=== WORK TO COMPLETE ===
With the images removed, repeat the data below exactly.

=== DATA SHOWN ===
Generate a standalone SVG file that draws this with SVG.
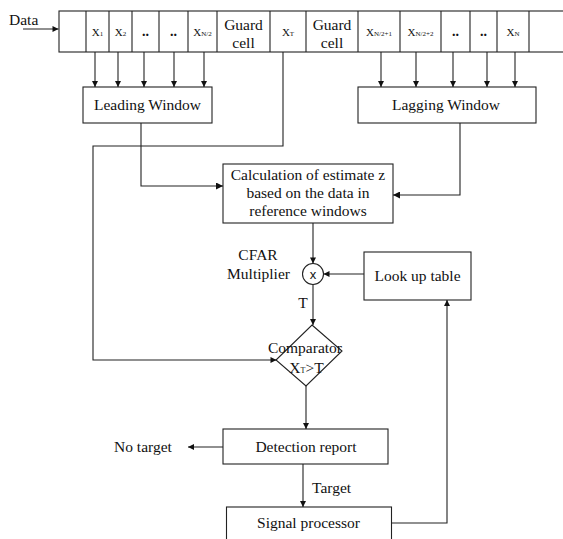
<svg xmlns="http://www.w3.org/2000/svg" width="563" height="539" viewBox="0 0 563 539">
<style>
text{font-family:"Liberation Serif","Times New Roman",serif;font-size:15.5px;fill:#111}
.c{text-anchor:middle}
.cx{font-size:11px;text-anchor:middle}
.sub{font-size:7px}
.dots{font-size:14px;font-weight:bold;text-anchor:middle}
.box{fill:#fff;stroke:#222;stroke-width:1.1}
.ln{fill:none;stroke:#222;stroke-width:1.1}
</style>
<defs>
<marker id="a" viewBox="0 0 10 10" refX="10" refY="5" markerWidth="7" markerHeight="6" markerUnits="userSpaceOnUse" orient="auto"><path d="M0,0 L10,5 L0,10 z" fill="#111"/></marker>
<marker id="b" viewBox="0 0 10 10" refX="10" refY="5" markerWidth="14" markerHeight="7" markerUnits="userSpaceOnUse" orient="auto"><path d="M0,0 L10,5 L0,10 z" fill="#111"/></marker>
</defs>
<rect width="563" height="539" fill="#fff"/>

<g id="data-row">
<rect class="box" x="59" y="11" width="520" height="41"/>
<path class="ln" d="M86,11V52M109,11V52M132,11V52M159,11V52M188,11V52M217,11V52M270,11V52M306,11V52M358,11V52M400,11V52M441,11V52M470,11V52M497,11V52M529,11V52"/>
<text class="cx" x="97.5" y="36">X<tspan class="sub">1</tspan></text>
<text class="cx" x="120.5" y="36">X<tspan class="sub">2</tspan></text>
<text class="dots" x="145.5" y="36">..</text>
<text class="dots" x="173.5" y="36">..</text>
<text class="cx" x="202.5" y="36">X<tspan class="sub">N/2</tspan></text>
<text class="c" x="243.5" y="30">Guard</text>
<text class="c" x="243.5" y="48">cell</text>
<text class="cx" x="288" y="36">X<tspan class="sub">T</tspan></text>
<text class="c" x="332" y="30">Guard</text>
<text class="c" x="332" y="48">cell</text>
<text class="cx" x="379" y="36">X<tspan class="sub">N/2+1</tspan></text>
<text class="cx" x="420.5" y="36">X<tspan class="sub">N/2+2</tspan></text>
<text class="dots" x="455.5" y="36">..</text>
<text class="dots" x="483.5" y="36">..</text>
<text class="cx" x="513" y="36">X<tspan class="sub">N</tspan></text>
</g>

<g id="data-label"><text x="9" y="25">Data</text></g>

<g id="leading-window">
<rect class="box" x="83" y="87" width="129" height="36"/>
<text class="c" x="147.5" y="110">Leading Window</text>
</g>

<g id="lagging-window">
<rect class="box" x="358" y="87" width="178" height="36"/>
<text class="c" x="446" y="110">Lagging Window</text>
</g>

<g id="calculation">
<rect class="box" x="223" y="164" width="170" height="59"/>
<text class="c" x="308" y="180">Calculation of estimate z</text>
<text class="c" x="308" y="198">based on the data in</text>
<text class="c" x="308" y="216">reference windows</text>
</g>

<g id="multiplier">
<circle class="box" cx="313" cy="274" r="10.5"/>
<text x="313" y="278.5" style="font-family:'Liberation Sans',Arial,sans-serif;font-size:13px;text-anchor:middle">x</text>
<text class="c" x="258" y="260">CFAR</text>
<text class="c" x="258.5" y="279">Multiplier</text>
</g>

<g id="lookup-table">
<rect class="box" x="364" y="252" width="107" height="48"/>
<text class="c" x="417.5" y="281">Look up table</text>
</g>

<g id="comparator">
<polygon class="box" points="312,325 342,351 306,386 276,360"/>
<text class="c" x="305" y="353">Comparator</text>
<text class="c" x="306.5" y="373">X<tspan style="font-size:8px">T</tspan>&gt;T</text>
</g>

<g id="detection-report">
<rect class="box" x="223" y="429" width="165" height="35"/>
<text class="c" x="306" y="452">Detection report</text>
</g>

<g id="signal-processor">
<rect class="box" x="226.5" y="507" width="165" height="40"/>
<text class="c" x="308.5" y="528">Signal processor</text>
</g>

<g id="no-target-label"><text x="114" y="452">No target</text></g>

<g id="connectors">
<path class="ln" d="M23,29H58.5" marker-end="url(#a)"/>
<path class="ln" d="M95,52V87" marker-end="url(#a)"/>
<path class="ln" d="M118,52V87" marker-end="url(#a)"/>
<path class="ln" d="M144,52V87" marker-end="url(#a)"/>
<path class="ln" d="M174,52V87" marker-end="url(#a)"/>
<path class="ln" d="M204,52V87" marker-end="url(#a)"/>
<path class="ln" d="M381,52V87" marker-end="url(#a)"/>
<path class="ln" d="M416,52V87" marker-end="url(#a)"/>
<path class="ln" d="M453,52V87" marker-end="url(#a)"/>
<path class="ln" d="M487,52V87" marker-end="url(#a)"/>
<path class="ln" d="M515,52V87" marker-end="url(#a)"/>
<path class="ln" d="M141,123V186H223" marker-end="url(#b)"/>
<path class="ln" d="M460,123V195H393" marker-end="url(#b)"/>
<path class="ln" d="M283,52V146H93V360H276.5" marker-end="url(#a)"/>
<path class="ln" d="M313,223V263.5" marker-end="url(#a)"/>
<path class="ln" d="M364,274H323.5" marker-end="url(#a)"/>
<path class="ln" d="M313,284.5V325" marker-end="url(#a)"/>
<text x="303" y="308" class="c">T</text>
<path class="ln" d="M306,386V429" marker-end="url(#a)"/>
<path class="ln" d="M223,447H188" marker-end="url(#a)"/>
<path class="ln" d="M303,464V507" marker-end="url(#a)"/>
<text x="312" y="493">Target</text>
<path class="ln" d="M391.5,523H447V300" marker-end="url(#a)"/>
</g>
</svg>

=== ANSWER TO THIS EXERCISE ===
Generate a standalone SVG file that draws this with SVG.
<svg xmlns="http://www.w3.org/2000/svg" width="563" height="539" viewBox="0 0 563 539">
<style>
text{font-family:"Liberation Serif","Times New Roman",serif;font-size:15.5px;fill:#111}
.c{text-anchor:middle}
.cx{font-size:11px;text-anchor:middle}
.sub{font-size:7px}
.dots{font-size:14px;font-weight:bold;text-anchor:middle}
.box{fill:#fff;stroke:#222;stroke-width:1.1}
.ln{fill:none;stroke:#222;stroke-width:1.1}
</style>
<defs>
<marker id="a" viewBox="0 0 10 10" refX="10" refY="5" markerWidth="7" markerHeight="6" markerUnits="userSpaceOnUse" orient="auto"><path d="M0,0 L10,5 L0,10 z" fill="#111"/></marker>
<marker id="b" viewBox="0 0 10 10" refX="10" refY="5" markerWidth="14" markerHeight="7" markerUnits="userSpaceOnUse" orient="auto"><path d="M0,0 L10,5 L0,10 z" fill="#111"/></marker>
</defs>
<rect width="563" height="539" fill="#fff"/>

<g id="data-row">
<rect class="box" x="59" y="11" width="520" height="41"/>
<path class="ln" d="M86,11V52M109,11V52M132,11V52M159,11V52M188,11V52M217,11V52M270,11V52M306,11V52M358,11V52M400,11V52M441,11V52M470,11V52M497,11V52M529,11V52"/>
<text class="cx" x="97.5" y="36">X<tspan class="sub">1</tspan></text>
<text class="cx" x="120.5" y="36">X<tspan class="sub">2</tspan></text>
<text class="dots" x="145.5" y="36">..</text>
<text class="dots" x="173.5" y="36">..</text>
<text class="cx" x="202.5" y="36">X<tspan class="sub">N/2</tspan></text>
<text class="c" x="243.5" y="30">Guard</text>
<text class="c" x="243.5" y="48">cell</text>
<text class="cx" x="288" y="36">X<tspan class="sub">T</tspan></text>
<text class="c" x="332" y="30">Guard</text>
<text class="c" x="332" y="48">cell</text>
<text class="cx" x="379" y="36">X<tspan class="sub">N/2+1</tspan></text>
<text class="cx" x="420.5" y="36">X<tspan class="sub">N/2+2</tspan></text>
<text class="dots" x="455.5" y="36">..</text>
<text class="dots" x="483.5" y="36">..</text>
<text class="cx" x="513" y="36">X<tspan class="sub">N</tspan></text>
</g>

<g id="data-label"><text x="9" y="25">Data</text></g>

<g id="leading-window">
<rect class="box" x="83" y="87" width="129" height="36"/>
<text class="c" x="147.5" y="110">Leading Window</text>
</g>

<g id="lagging-window">
<rect class="box" x="358" y="87" width="178" height="36"/>
<text class="c" x="446" y="110">Lagging Window</text>
</g>

<g id="calculation">
<rect class="box" x="223" y="164" width="170" height="59"/>
<text class="c" x="308" y="180">Calculation of estimate z</text>
<text class="c" x="308" y="198">based on the data in</text>
<text class="c" x="308" y="216">reference windows</text>
</g>

<g id="multiplier">
<circle class="box" cx="313" cy="274" r="10.5"/>
<text x="313" y="278.5" style="font-family:'Liberation Sans',Arial,sans-serif;font-size:13px;text-anchor:middle">x</text>
<text class="c" x="258" y="260">CFAR</text>
<text class="c" x="258.5" y="279">Multiplier</text>
</g>

<g id="lookup-table">
<rect class="box" x="364" y="252" width="107" height="48"/>
<text class="c" x="417.5" y="281">Look up table</text>
</g>

<g id="comparator">
<polygon class="box" points="312,325 342,351 306,386 276,360"/>
<text class="c" x="305" y="353">Comparator</text>
<text class="c" x="306.5" y="373">X<tspan style="font-size:8px">T</tspan>&gt;T</text>
</g>

<g id="detection-report">
<rect class="box" x="223" y="429" width="165" height="35"/>
<text class="c" x="306" y="452">Detection report</text>
</g>

<g id="signal-processor">
<rect class="box" x="226.5" y="507" width="165" height="40"/>
<text class="c" x="308.5" y="528">Signal processor</text>
</g>

<g id="no-target-label"><text x="114" y="452">No target</text></g>

<g id="connectors">
<path class="ln" d="M23,29H58.5" marker-end="url(#a)"/>
<path class="ln" d="M95,52V87" marker-end="url(#a)"/>
<path class="ln" d="M118,52V87" marker-end="url(#a)"/>
<path class="ln" d="M144,52V87" marker-end="url(#a)"/>
<path class="ln" d="M174,52V87" marker-end="url(#a)"/>
<path class="ln" d="M204,52V87" marker-end="url(#a)"/>
<path class="ln" d="M381,52V87" marker-end="url(#a)"/>
<path class="ln" d="M416,52V87" marker-end="url(#a)"/>
<path class="ln" d="M453,52V87" marker-end="url(#a)"/>
<path class="ln" d="M487,52V87" marker-end="url(#a)"/>
<path class="ln" d="M515,52V87" marker-end="url(#a)"/>
<path class="ln" d="M141,123V186H223" marker-end="url(#b)"/>
<path class="ln" d="M460,123V195H393" marker-end="url(#b)"/>
<path class="ln" d="M283,52V146H93V360H276.5" marker-end="url(#a)"/>
<path class="ln" d="M313,223V263.5" marker-end="url(#a)"/>
<path class="ln" d="M364,274H323.5" marker-end="url(#a)"/>
<path class="ln" d="M313,284.5V325" marker-end="url(#a)"/>
<text x="303" y="308" class="c">T</text>
<path class="ln" d="M306,386V429" marker-end="url(#a)"/>
<path class="ln" d="M223,447H188" marker-end="url(#a)"/>
<path class="ln" d="M303,464V507" marker-end="url(#a)"/>
<text x="312" y="493">Target</text>
<path class="ln" d="M391.5,523H447V300" marker-end="url(#a)"/>
</g>
</svg>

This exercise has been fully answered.